A true entrepreneur at heart, McManus built the first apartment house in Palm Springs: Hacienda Apartments. She also developed the city’s first main subdivision, Tahquitz River Estates, and many individual houses, often living in them before offering them for sale. Working closely with architects, she was responsible for designing and building the first Saks Fifth Avenue and Robinson’s stores in Palm Springs. Through hard work and perseverance, she became wealthy. She always felt that her greatest achievement was the construction of the Palm Springs Tennis Club, which opened in 1937.

Like the other pioneering women, McManus also provided assistance to a number of charities. She was a charter member of Palm Springs’ Pathfinders, which helped boys and girls in the area escape the summer heat. In 1937, she donated land at the corner of Baristo and Cahuilla roads to the Palm Springs Woman’s Club for a clubhouse. She also helped establish the club’s scholarship program.

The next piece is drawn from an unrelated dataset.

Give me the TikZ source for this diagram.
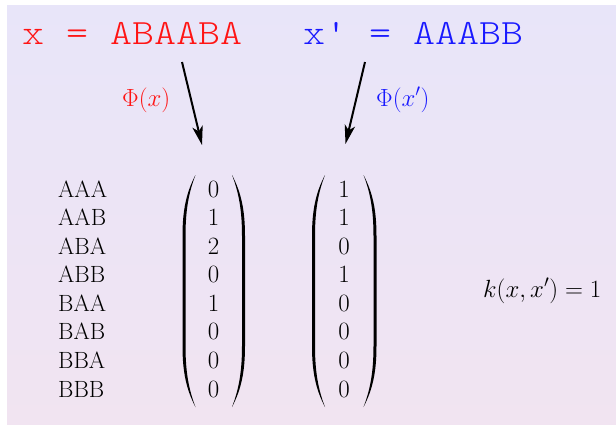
\documentclass[tikz,border=0pt]{standalone}
\usepackage{graphicx}
\usetikzlibrary{arrows.meta}
\definecolor{bgtop}{RGB}{232,229,249}
\definecolor{bgbot}{RGB}{241,228,241}
\definecolor{seqred}{RGB}{255,20,20}
\definecolor{seqblue}{RGB}{25,25,255}

\begin{document}
\begin{tikzpicture}[x=1pt,y=-1pt,
  seq/.style={anchor=base west, inner sep=0pt, font=\fontsize{35.5}{40}\fontseries{l}\ttfamily},
  lab/.style={inner sep=0pt, font=\fontsize{23.5}{28.57}\selectfont},
  maparrow/.style={-{Stealth[length=19pt,width=10.5pt,inset=5pt]}, line width=2pt},
  paren/.pic={
    \fill (13,-116) .. controls (3.5,-98) and (0,-80) .. (0,-55) -- (0,55)
      .. controls (0,80) and (3.5,98) .. (13,116)
      .. controls (6,98) and (3,80) .. (3,55) -- (3,-55)
      .. controls (3,-80) and (6,-98) .. (13,-116) -- cycle;
  },
]
\useasboundingbox (0,0) rectangle (616,426);
% background: vertical blend from lavender to pink, in thin strips
\foreach \i in {0,...,83}{
  \pgfmathsetmacro{\p}{100*\i/83}
  \fill[bgbot!\p!bgtop] (7,5+5*\i) rectangle (616,5+5*\i+5.6);
}
\fill[white] (0,425) rectangle (616,426);

% the two strings
\node[seq, text=seqred] (xs) at (22,44) {\scalebox{1.18}[1]{x = ABAABA}};
\node[seq, text=seqblue] (xps) at (303,44) {\scalebox{1.18}[1]{x\textquotesingle{} = AAABB}};

% feature maps
\node[lab, text=seqred, anchor=base west] (phix) at (122,106) {$\Phi(x)$};
\node[lab, text=seqblue, anchor=base west] (phixp) at (376,106) {$\Phi(x')$};

\coordinate (a1s) at (182,62);
\coordinate (a1e) at (202,145);
\coordinate (a2s) at (365,62);
\coordinate (a2e) at (345.5,144);
\draw[maparrow] (a1s) -- (a1e);
\draw[maparrow] (a2s) -- (a2e);

% substrings of length three
\node[lab, anchor=west] (words) at (58,291.3)
  {\begin{tabular}{@{}l@{}}AAA\\AAB\\ABA\\ABB\\BAA\\BAB\\BBA\\BBB\end{tabular}};

% count vectors
\node[lab] (v1) at (213.5,291.3)
  {$\begin{array}{@{}c@{}}0\\1\\2\\0\\1\\0\\0\\0\end{array}$};
\node[lab] (v2) at (344,291.3)
  {$\begin{array}{@{}c@{}}1\\1\\0\\1\\0\\0\\0\\0\end{array}$};
\pic at (182.5,291) {paren};
\pic[xscale=-1] at (245,291) {paren};
\pic at (312,291) {paren};
\pic[xscale=-1] at (376.5,291) {paren};

% kernel value
\node[lab, anchor=base west] (k) at (483,297) {$k(x,x')=1$};
\end{tikzpicture}
\end{document}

Ruth Hardy (1892-1965) graduated from University of Indiana and, like many entrepreneurs, reinvented herself numerous times throughout her life. She was a medical social worker, lawyer, interior decorator, actress, hotel owner, civic leader, and politician. In 1935, she purchased the former estate of the owner of the Pierce Arrow motorcar and turned it into a first-rate hotel: Ingleside Inn. By this time, Palm Springs had become a destination for celebrities and dignitaries from all over the world, so Hardy decided to open an exclusive hotel by accepting no reservations. A stay at the Ingleside Inn was by invitation only. Some of her famous guests included Lily Pons, Howard Hughes, Greer Garson, Margaret O’Brien, Salvador Dali, and Elizabeth Taylor. Deeply concerned about the city’s future development, Hardy became a member of the first Palm Springs City Council, where she served from 1948 to 1960. She was heralded as the person responsible for the planting and lighting of palm trees along Palm Canyon Drive.